Data section
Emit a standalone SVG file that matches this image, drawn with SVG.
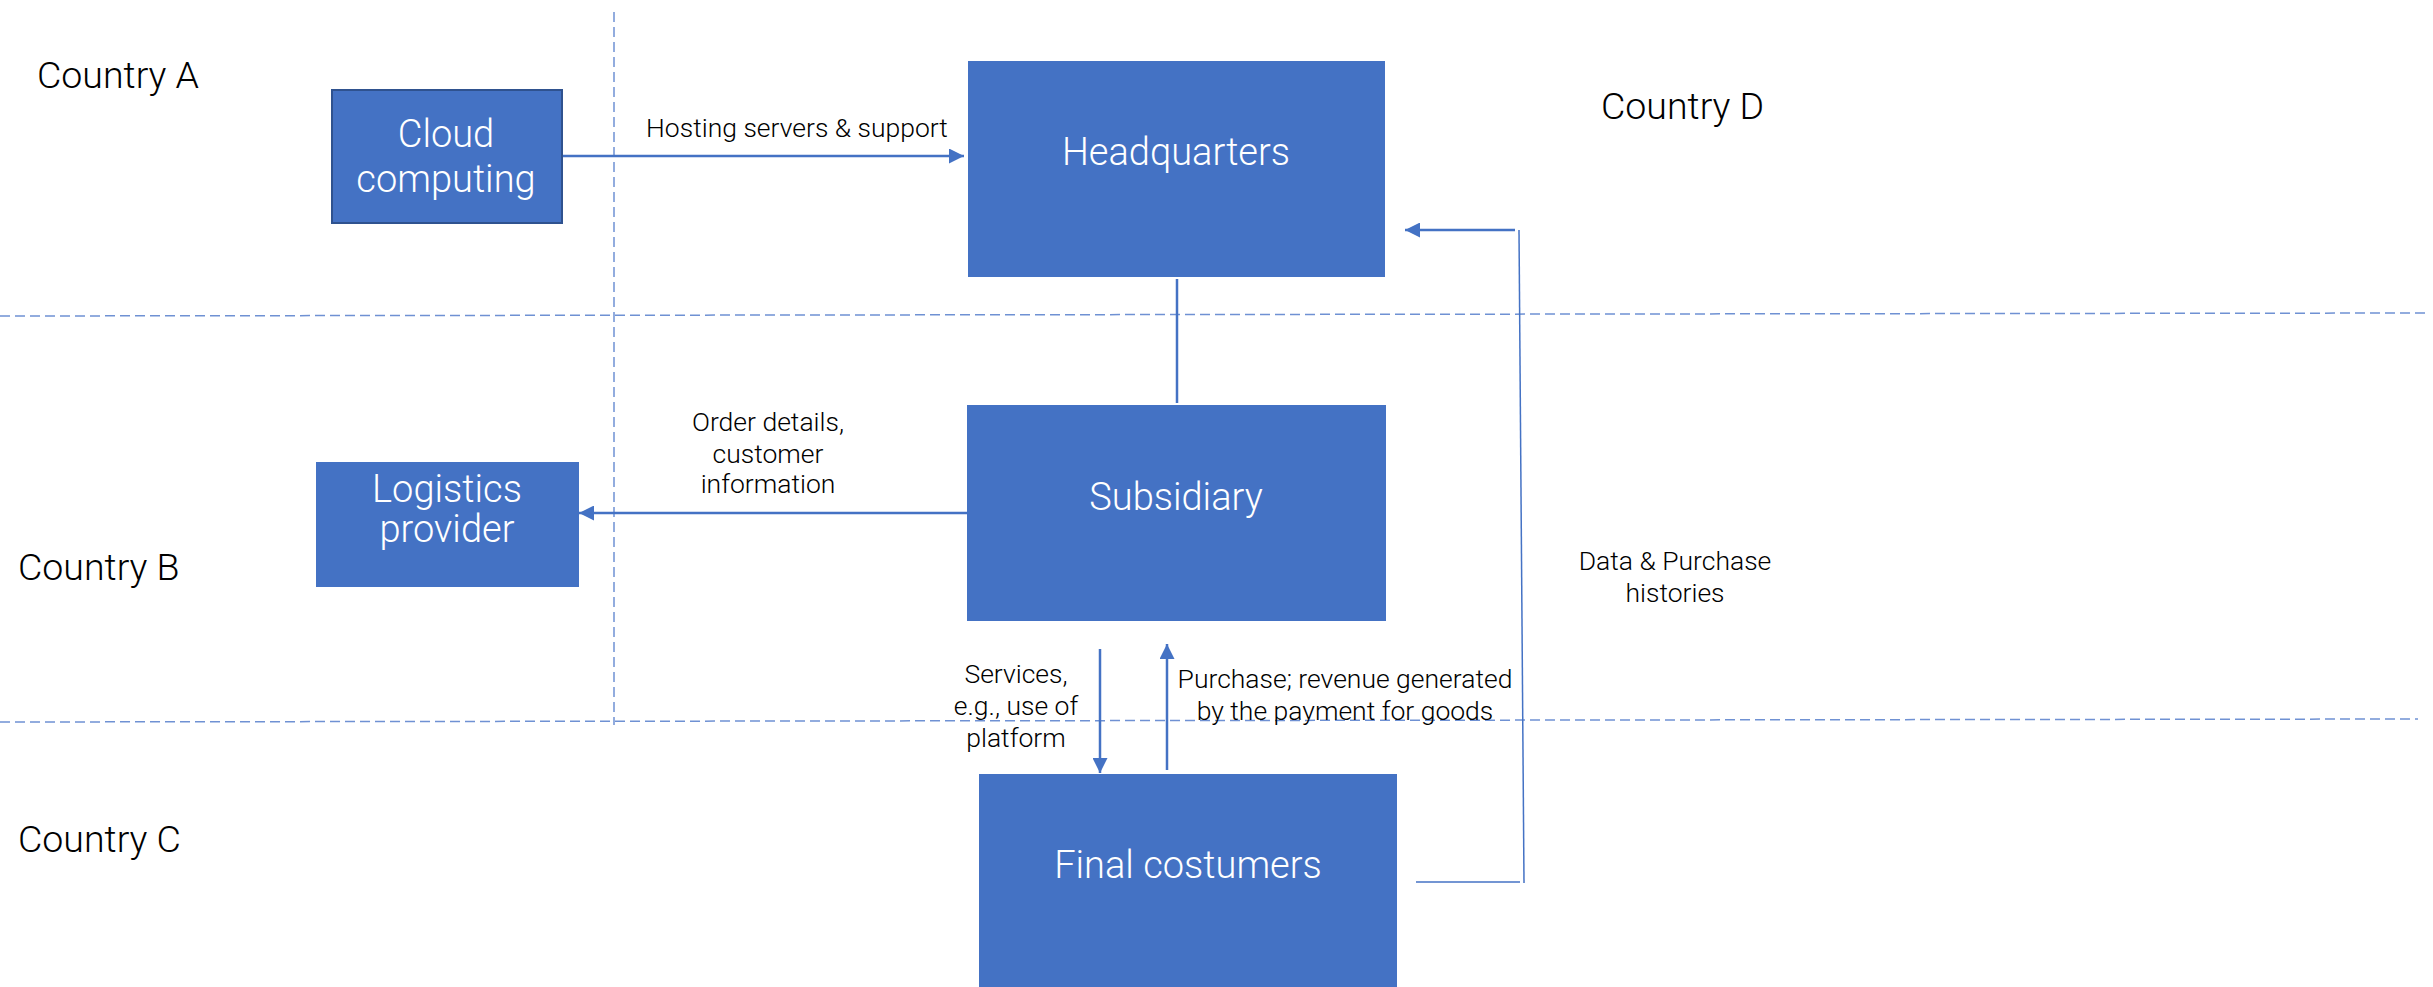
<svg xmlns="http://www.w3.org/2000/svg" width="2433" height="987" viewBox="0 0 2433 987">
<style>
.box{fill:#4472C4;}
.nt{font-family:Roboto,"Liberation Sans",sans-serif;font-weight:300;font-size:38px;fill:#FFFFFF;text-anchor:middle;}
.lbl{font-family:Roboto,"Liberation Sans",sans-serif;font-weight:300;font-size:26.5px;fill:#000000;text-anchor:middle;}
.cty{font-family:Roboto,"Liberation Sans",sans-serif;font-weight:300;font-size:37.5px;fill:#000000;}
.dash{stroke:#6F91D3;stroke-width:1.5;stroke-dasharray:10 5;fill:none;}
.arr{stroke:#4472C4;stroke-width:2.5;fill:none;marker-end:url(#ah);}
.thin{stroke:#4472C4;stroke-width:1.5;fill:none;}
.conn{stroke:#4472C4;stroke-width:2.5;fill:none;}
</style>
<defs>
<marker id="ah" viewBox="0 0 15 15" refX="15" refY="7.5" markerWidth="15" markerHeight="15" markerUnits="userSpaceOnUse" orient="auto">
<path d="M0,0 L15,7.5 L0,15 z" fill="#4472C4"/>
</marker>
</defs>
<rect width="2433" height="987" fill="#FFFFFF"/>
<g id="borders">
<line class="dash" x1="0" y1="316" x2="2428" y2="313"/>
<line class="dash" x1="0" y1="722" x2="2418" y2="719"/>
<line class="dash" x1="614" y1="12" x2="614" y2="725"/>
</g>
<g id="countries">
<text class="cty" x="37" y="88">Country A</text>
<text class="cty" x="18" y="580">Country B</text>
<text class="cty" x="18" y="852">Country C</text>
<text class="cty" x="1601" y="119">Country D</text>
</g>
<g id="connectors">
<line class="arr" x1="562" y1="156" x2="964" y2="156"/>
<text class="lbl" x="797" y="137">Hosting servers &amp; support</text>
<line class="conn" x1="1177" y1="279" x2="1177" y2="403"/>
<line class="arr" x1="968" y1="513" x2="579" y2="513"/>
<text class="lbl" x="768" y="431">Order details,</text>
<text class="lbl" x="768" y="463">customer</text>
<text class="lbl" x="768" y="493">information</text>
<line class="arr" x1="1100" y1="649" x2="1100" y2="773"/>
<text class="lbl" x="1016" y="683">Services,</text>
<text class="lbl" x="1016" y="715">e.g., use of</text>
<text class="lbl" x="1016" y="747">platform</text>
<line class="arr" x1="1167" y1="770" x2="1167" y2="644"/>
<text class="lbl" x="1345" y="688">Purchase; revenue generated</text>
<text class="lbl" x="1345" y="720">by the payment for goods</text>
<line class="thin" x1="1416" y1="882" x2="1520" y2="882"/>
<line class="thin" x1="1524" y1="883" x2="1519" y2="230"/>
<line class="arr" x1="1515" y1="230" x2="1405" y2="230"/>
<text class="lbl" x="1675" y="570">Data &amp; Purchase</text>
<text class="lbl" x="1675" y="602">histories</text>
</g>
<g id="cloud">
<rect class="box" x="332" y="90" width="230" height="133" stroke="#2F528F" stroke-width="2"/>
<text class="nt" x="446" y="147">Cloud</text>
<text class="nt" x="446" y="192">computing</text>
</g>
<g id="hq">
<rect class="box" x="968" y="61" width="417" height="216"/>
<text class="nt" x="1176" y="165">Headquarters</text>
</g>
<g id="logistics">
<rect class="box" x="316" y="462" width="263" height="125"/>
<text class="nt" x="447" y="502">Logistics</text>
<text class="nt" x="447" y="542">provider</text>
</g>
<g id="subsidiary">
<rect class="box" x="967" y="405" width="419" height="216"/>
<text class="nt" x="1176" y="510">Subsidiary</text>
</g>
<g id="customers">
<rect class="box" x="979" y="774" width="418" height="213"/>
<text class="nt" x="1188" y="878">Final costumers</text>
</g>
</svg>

What the exercise asks
What is needed is an exact reproduction of the data, pictures excluded.

Exercise result
Emit a standalone SVG file that matches this image, drawn with SVG.
<svg xmlns="http://www.w3.org/2000/svg" width="2433" height="987" viewBox="0 0 2433 987">
<style>
.box{fill:#4472C4;}
.nt{font-family:Roboto,"Liberation Sans",sans-serif;font-weight:300;font-size:38px;fill:#FFFFFF;text-anchor:middle;}
.lbl{font-family:Roboto,"Liberation Sans",sans-serif;font-weight:300;font-size:26.5px;fill:#000000;text-anchor:middle;}
.cty{font-family:Roboto,"Liberation Sans",sans-serif;font-weight:300;font-size:37.5px;fill:#000000;}
.dash{stroke:#6F91D3;stroke-width:1.5;stroke-dasharray:10 5;fill:none;}
.arr{stroke:#4472C4;stroke-width:2.5;fill:none;marker-end:url(#ah);}
.thin{stroke:#4472C4;stroke-width:1.5;fill:none;}
.conn{stroke:#4472C4;stroke-width:2.5;fill:none;}
</style>
<defs>
<marker id="ah" viewBox="0 0 15 15" refX="15" refY="7.5" markerWidth="15" markerHeight="15" markerUnits="userSpaceOnUse" orient="auto">
<path d="M0,0 L15,7.5 L0,15 z" fill="#4472C4"/>
</marker>
</defs>
<rect width="2433" height="987" fill="#FFFFFF"/>
<g id="borders">
<line class="dash" x1="0" y1="316" x2="2428" y2="313"/>
<line class="dash" x1="0" y1="722" x2="2418" y2="719"/>
<line class="dash" x1="614" y1="12" x2="614" y2="725"/>
</g>
<g id="countries">
<text class="cty" x="37" y="88">Country A</text>
<text class="cty" x="18" y="580">Country B</text>
<text class="cty" x="18" y="852">Country C</text>
<text class="cty" x="1601" y="119">Country D</text>
</g>
<g id="connectors">
<line class="arr" x1="562" y1="156" x2="964" y2="156"/>
<text class="lbl" x="797" y="137">Hosting servers &amp; support</text>
<line class="conn" x1="1177" y1="279" x2="1177" y2="403"/>
<line class="arr" x1="968" y1="513" x2="579" y2="513"/>
<text class="lbl" x="768" y="431">Order details,</text>
<text class="lbl" x="768" y="463">customer</text>
<text class="lbl" x="768" y="493">information</text>
<line class="arr" x1="1100" y1="649" x2="1100" y2="773"/>
<text class="lbl" x="1016" y="683">Services,</text>
<text class="lbl" x="1016" y="715">e.g., use of</text>
<text class="lbl" x="1016" y="747">platform</text>
<line class="arr" x1="1167" y1="770" x2="1167" y2="644"/>
<text class="lbl" x="1345" y="688">Purchase; revenue generated</text>
<text class="lbl" x="1345" y="720">by the payment for goods</text>
<line class="thin" x1="1416" y1="882" x2="1520" y2="882"/>
<line class="thin" x1="1524" y1="883" x2="1519" y2="230"/>
<line class="arr" x1="1515" y1="230" x2="1405" y2="230"/>
<text class="lbl" x="1675" y="570">Data &amp; Purchase</text>
<text class="lbl" x="1675" y="602">histories</text>
</g>
<g id="cloud">
<rect class="box" x="332" y="90" width="230" height="133" stroke="#2F528F" stroke-width="2"/>
<text class="nt" x="446" y="147">Cloud</text>
<text class="nt" x="446" y="192">computing</text>
</g>
<g id="hq">
<rect class="box" x="968" y="61" width="417" height="216"/>
<text class="nt" x="1176" y="165">Headquarters</text>
</g>
<g id="logistics">
<rect class="box" x="316" y="462" width="263" height="125"/>
<text class="nt" x="447" y="502">Logistics</text>
<text class="nt" x="447" y="542">provider</text>
</g>
<g id="subsidiary">
<rect class="box" x="967" y="405" width="419" height="216"/>
<text class="nt" x="1176" y="510">Subsidiary</text>
</g>
<g id="customers">
<rect class="box" x="979" y="774" width="418" height="213"/>
<text class="nt" x="1188" y="878">Final costumers</text>
</g>
</svg>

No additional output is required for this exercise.